More practically, though, other things on this list of California-approved products include CARB-compliant building materials. When you’re buying CARB-compliant composites, for example, you’re avoiding things like formaldehyde and certain limits of VOCs. Both of these are really not good for you. Those radical liberals! Preventing offgassing of carcinogenic formaldehyde and volatile organic compounds! And, of course, there are occasional exceptions in the cases of things that are sold only in California as a matter of state law– an example might be cars that run on compressed fossil gas or even hydrogen, for example, given the infrastructure available for it.

The Ban– So What?

So, look at the below chart. Texas is ranked #13 nationwide, and it’s lagging way behind 11 blue states. California has nearly a quarter million state employees. While probably only a few thousand are ever doing interstate travel, if even that, it’s gesturally significant– at least the state assembly thinks so- that the state ban travel to these states. This is probably most significant in the case of states like Texas or Florida, which are perpetual favorite destinations for things like conferences owing to the well-developed tourist infrastructure. It’s also a bummer for progressive cities– or cities with at least strong, vocal, and progressive elements, like Houston, Miami, or Tampa.

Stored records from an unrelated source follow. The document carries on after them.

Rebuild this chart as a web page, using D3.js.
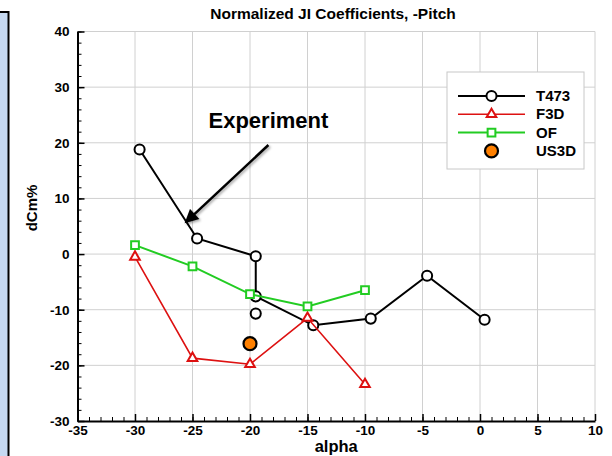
<!DOCTYPE html>
<html lang="en">
<head>
    <meta charset="UTF-8">
    <title>Normalized JI Coefficients, -Pitch</title>
    <script src="https://d3js.org/d3.v7.min.js"></script>
    <style>
        body { margin: 0; background: #fff; }
        text { font-family: "Liberation Sans", Arial, Helvetica, sans-serif; }
    </style>
</head>
<body>
    <svg id="chart" width="612" height="456"></svg>

    <script>
        // Values
        const xTicks = [-35, -30, -25, -20, -15, -10, -5, 0, 5, 10];
        const yTicks = [-30, -20, -10, 0, 10, 20, 30, 40];

        const t473Alpha = [-29.6, -24.6, -19.5, -19.5, -14.5, -9.5, -4.6, 0.4];
        const t473Cm = [18.8, 2.8, -0.4, -7.6, -12.8, -11.6, -3.9, -11.8];
        // extra T473 point drawn without a connecting line
        const t473ExtraAlpha = [-19.5];
        const t473ExtraCm = [-10.7];

        const f3dAlpha = [-30, -25, -20, -15, -10];
        const f3dCm = [-0.5, -18.7, -19.8, -11.5, -23.4];

        const ofAlpha = [-30, -25, -20, -15, -10];
        const ofCm = [1.6, -2.2, -7.2, -9.4, -6.5];

        const us3dAlpha = [-20];
        const us3dCm = [-16.1];

        const legendNames = ["T473", "F3D", "OF", "US3D"];

        // annotation: text position and arrow start/end in data units
        const noteText = "Experiment";
        const notePos = [-18.4, 22.7];
        const arrowFrom = [-18.4, 19.6];
        const arrowTo = [-25.6, 5.7];

        const height = 456;
        const svg = d3.select("#chart");

        const x = d3.scaleLinear().domain([-35, 10]).range([77.5, 595]);
        const y = d3.scaleLinear().domain([-30, 40]).range([421, 31.5]);

        const zip = (a, b) => a.map((v, i) => ({ x: v, y: b[i] }));

        // left side panel
        svg.append("rect")
            .attr("x", -4).attr("y", 12)
            .attr("width", 12.5).attr("height", height)
            .attr("fill", "#c6d9f1")
            .attr("stroke", "#000").attr("stroke-width", 2);

        // defs: arrow head + shadow
        const defs = svg.append("defs");
        defs.append("filter").attr("id", "shadow")
            .attr("x", "-20%").attr("y", "-20%").attr("width", "150%").attr("height", "150%")
            .append("feDropShadow")
            .attr("dx", 1.5).attr("dy", 1.5).attr("stdDeviation", 1.2)
            .attr("flood-color", "#000").attr("flood-opacity", 0.35);
        defs.append("marker").attr("id", "head")
            .attr("viewBox", "0 0 10 10").attr("refX", 9).attr("refY", 5)
            .attr("markerWidth", 6).attr("markerHeight", 5.5)
            .attr("orient", "auto")
            .append("path").attr("d", "M0,0 L10,5 L0,10 z").attr("fill", "#000");

        // grid
        const grid = svg.append("g").attr("stroke", "#d0d0d0").attr("stroke-width", 1);
        grid.selectAll(".vx").data(xTicks.slice(1)).enter().append("line")
            .attr("x1", d => x(d)).attr("x2", d => x(d))
            .attr("y1", y(-30)).attr("y2", y(40));
        grid.selectAll(".hy").data(yTicks.slice(1)).enter().append("line")
            .attr("x1", x(-35)).attr("x2", x(10))
            .attr("y1", d => y(d)).attr("y2", d => y(d));

        // axes (ticks pointing inward), plain hyphen minus in labels
        const fmt = d => String(d);
        const fontAxis = g => g.selectAll("text")
            .attr("font-size", 13.5).attr("font-weight", "bold").attr("fill", "#000")
            .attr("font-family", "'Liberation Sans', Arial, sans-serif");

        svg.append("g").attr("transform", `translate(0,${y(-30)})`)
            .call(d3.axisBottom(x).tickValues(d3.range(-35, 10.1, 1)).tickSizeInner(-4).tickSizeOuter(0).tickFormat(""))
            .call(g => g.select(".domain").remove())
            .call(g => g.selectAll("line").attr("stroke", "#000"));
        svg.append("g").attr("transform", `translate(0,${y(-30)})`)
            .call(d3.axisBottom(x).tickValues(xTicks).tickFormat(fmt).tickSizeInner(-7).tickSizeOuter(0).tickPadding(4))
            .call(g => g.select(".domain").attr("stroke-width", 2))
            .call(g => g.selectAll(".tick line").attr("stroke-width", 1.5))
            .call(fontAxis);

        svg.append("g").attr("transform", `translate(${x(-35)},0)`)
            .call(d3.axisLeft(y).tickValues(d3.range(-30, 40.1, 2)).tickSizeInner(-4).tickSizeOuter(0).tickFormat(""))
            .call(g => g.select(".domain").remove())
            .call(g => g.selectAll("line").attr("stroke", "#000"));
        svg.append("g").attr("transform", `translate(${x(-35)},0)`)
            .call(d3.axisLeft(y).tickValues(yTicks).tickFormat(fmt).tickSizeInner(-7).tickSizeOuter(0).tickPadding(8))
            .call(g => g.select(".domain").attr("stroke-width", 2))
            .call(g => g.selectAll(".tick line").attr("stroke-width", 1.5))
            .call(fontAxis);

        // titles
        svg.append("text")
            .attr("x", 333).attr("y", 19)
            .attr("text-anchor", "middle")
            .attr("font-size", 15.5).attr("font-weight", "bold")
            .text("Normalized JI Coefficients, -Pitch");

        svg.append("text")
            .attr("x", (x(-35) + x(10)) / 2).attr("y", 452)
            .attr("text-anchor", "middle")
            .attr("font-size", 16.5).attr("font-weight", "bold")
            .text("alpha");

        svg.append("text")
            .attr("transform", "translate(37,208) rotate(-90)")
            .attr("text-anchor", "middle")
            .attr("font-size", 15).attr("font-weight", "bold")
            .text("dCm%");

        // series
        const line = d3.line().x(d => x(d.x)).y(d => y(d.y));
        const series = [
            { name: "T473", data: zip(t473Alpha, t473Cm), color: "#000", width: 2, marker: "circle" },
            { name: "F3D", data: zip(f3dAlpha, f3dCm), color: "#dd1111", width: 1.6, marker: "triangle" },
            { name: "OF", data: zip(ofAlpha, ofCm), color: "#22cc22", width: 2, marker: "square" }
        ];

        const symbolFor = m => m === "circle" ? d3.symbol(d3.symbolCircle, 80)
            : m === "triangle" ? d3.symbol(d3.symbolTriangle, 40)
            : d3.symbol(d3.symbolSquare, 60);

        series.forEach((s, k) => {
            svg.append("path").datum(s.data)
                .attr("d", line).attr("fill", "none")
                .attr("stroke", s.color).attr("stroke-width", s.width);
            if (k === 0) {
                // T473 unconnected point
                svg.selectAll(null).data(zip(t473ExtraAlpha, t473ExtraCm)).enter().append("path")
                    .attr("d", symbolFor("circle")())
                    .attr("transform", d => `translate(${x(d.x)},${y(d.y)})`)
                    .attr("fill", "#fff").attr("stroke", "#000").attr("stroke-width", 2);
            }
            svg.selectAll(null).data(s.data).enter().append("path")
                .attr("d", symbolFor(s.marker)())
                .attr("transform", d => `translate(${x(d.x)},${y(d.y)})`)
                .attr("fill", "#fff").attr("stroke", s.color).attr("stroke-width", 2);
        });

        svg.selectAll(".us3d").data(zip(us3dAlpha, us3dCm)).enter().append("circle")
            .attr("cx", d => x(d.x)).attr("cy", d => y(d.y)).attr("r", 6.5)
            .attr("fill", "#ff8000").attr("stroke", "#000").attr("stroke-width", 2.2);

        // legend
        const lg = svg.append("g");
        lg.append("rect")
            .attr("x", 447).attr("y", 72).attr("width", 137).attr("height", 97)
            .attr("fill", "#fff").attr("stroke", "#c8c8c8").attr("stroke-width", 1);
        const rowY = i => 96 + i * 18.3;
        legendNames.forEach((name, i) => {
            const s = series.find(d => d.name === name);
            if (s) {
                lg.append("line").attr("x1", 458).attr("x2", 525)
                    .attr("y1", rowY(i)).attr("y2", rowY(i))
                    .attr("stroke", s.color).attr("stroke-width", s.width);
                lg.append("path").attr("d", symbolFor(s.marker)())
                    .attr("transform", `translate(491.5,${rowY(i)})`)
                    .attr("fill", "#fff").attr("stroke", s.color).attr("stroke-width", 2);
            } else {
                lg.append("circle").attr("cx", 491.5).attr("cy", rowY(i)).attr("r", 6.5)
                    .attr("fill", "#ff8000").attr("stroke", "#000").attr("stroke-width", 2.2);
            }
            lg.append("text").attr("x", 536).attr("y", rowY(i) + 5)
                .attr("font-size", 15).attr("font-weight", "bold")
                .text(name);
        });

        // annotation
        svg.append("text")
            .attr("x", x(notePos[0])).attr("y", y(notePos[1]))
            .attr("text-anchor", "middle")
            .attr("font-family", "Lato, 'Open Sans', sans-serif")
            .attr("font-size", 22).attr("font-weight", "bold")
            .text(noteText);
        svg.append("line")
            .attr("x1", x(arrowFrom[0])).attr("y1", y(arrowFrom[1]))
            .attr("x2", x(arrowTo[0])).attr("y2", y(arrowTo[1]))
            .attr("stroke", "#000").attr("stroke-width", 2.5)
            .attr("marker-end", "url(#head)")
            .attr("filter", "url(#shadow)");
    </script>
</body>
</html>
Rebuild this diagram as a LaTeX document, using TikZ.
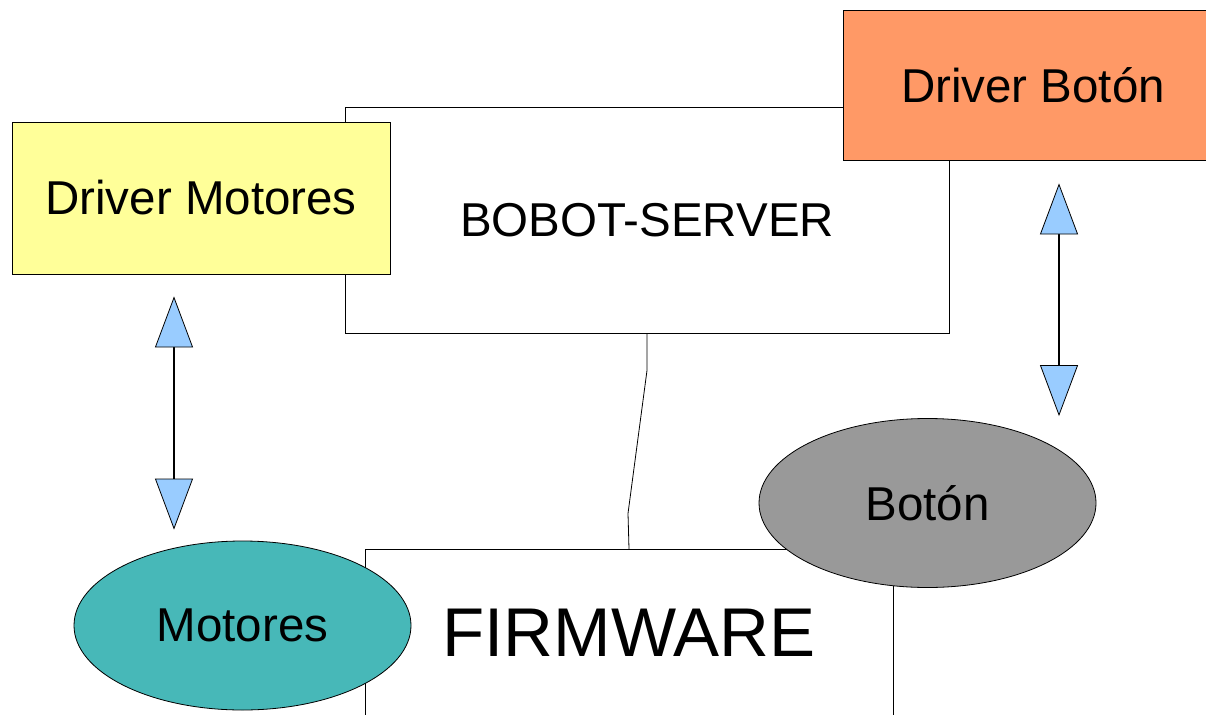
\documentclass[tikz,border=0pt]{standalone}
\usepackage{fontspec}
\setmainfont{Liberation Sans}
\usetikzlibrary{shapes.geometric, arrows.meta}

\definecolor{amarillo}{HTML}{FFFF99}
\definecolor{naranja}{HTML}{FF9966}
\definecolor{turquesa}{HTML}{47B8B8}
\definecolor{gris}{HTML}{999999}
\definecolor{celeste}{HTML}{99CCFF}

\begin{document}
\begin{tikzpicture}[x=1pt, y=-1pt,
    caja/.style={draw, line width=0.8pt, inner sep=0pt, font=\fontsize{47.5}{56}\selectfont},
    bola/.style={ellipse, draw, line width=0.8pt, inner sep=0pt,
        minimum width=337pt, minimum height=169pt, font=\fontsize{47.5}{56}\selectfont},
    punta/.tip={Triangle[width=38pt, length=51pt, fill=celeste, line width=0.8pt]},
    doble/.style={line width=1.4pt, punta-punta},
    cable/.style={line width=0.8pt}]

    \useasboundingbox (0,0) rectangle (1206,714);

    % cajas de fondo
    \node[caja, fill=white, minimum width=604pt, minimum height=226pt] (server) at (647,220) {BOBOT-SERVER};
    \node[caja, fill=white, minimum width=528pt, minimum height=166pt, font=\fontsize{69}{80}\selectfont,
        anchor=north] (fw) at (629,549) {FIRMWARE};

    \draw[cable] (server.south) -- ++(0,37) -- ++(-19,143) -- (fw.north);

    % drivers
    \node[caja, fill=amarillo, minimum width=378pt, minimum height=152pt] (dmot) at (201,198) {Driver Motores};
    \node[caja, fill=naranja, minimum width=380pt, minimum height=150pt] (dbot) at (1033,85) {Driver Botón};

    % hardware
    \node[bola, fill=turquesa] (mot) at (242.5,625.5) {Motores};
    \node[bola, fill=gris] (bot) at (927.5,503) {Botón};

    \draw[doble, shorten <=22pt, shorten >=11pt] ([xshift=-27pt]dmot.south) -- ([xshift=-27pt]dmot.south |- mot.north);
    \draw[doble, shorten <=23pt, shorten >=2pt] ([xshift=26pt]dbot.south) -- ([xshift=26pt]dbot.south |- bot.north);
\end{tikzpicture}
\end{document}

What about the weird outliers? For example, what can we learn from Ohio? Jury is out on that for now, but I’ll have some thoughts at some point soon.

In the meantime, I’m not really sure what the specific takeaway should be here. Does this work? It’s not clear. But it should give governors pause before gleefully signing these godawful pieces of legislation whose sole purposes are to, say, penalize, demonize, or exclude trans people, people of color, lower-income people, or what have you. The data show that corporations are already loath to relocate to your states, or that your state is for whatever reason unable to grow such corporations at home, one. Might be, ya know, worth revisiting some of your policy. Correlation isn’t causality. But come on, people!

The losers are, once again, and perhaps not coincidentally, all deep red states that have a super low concentration of corporate power.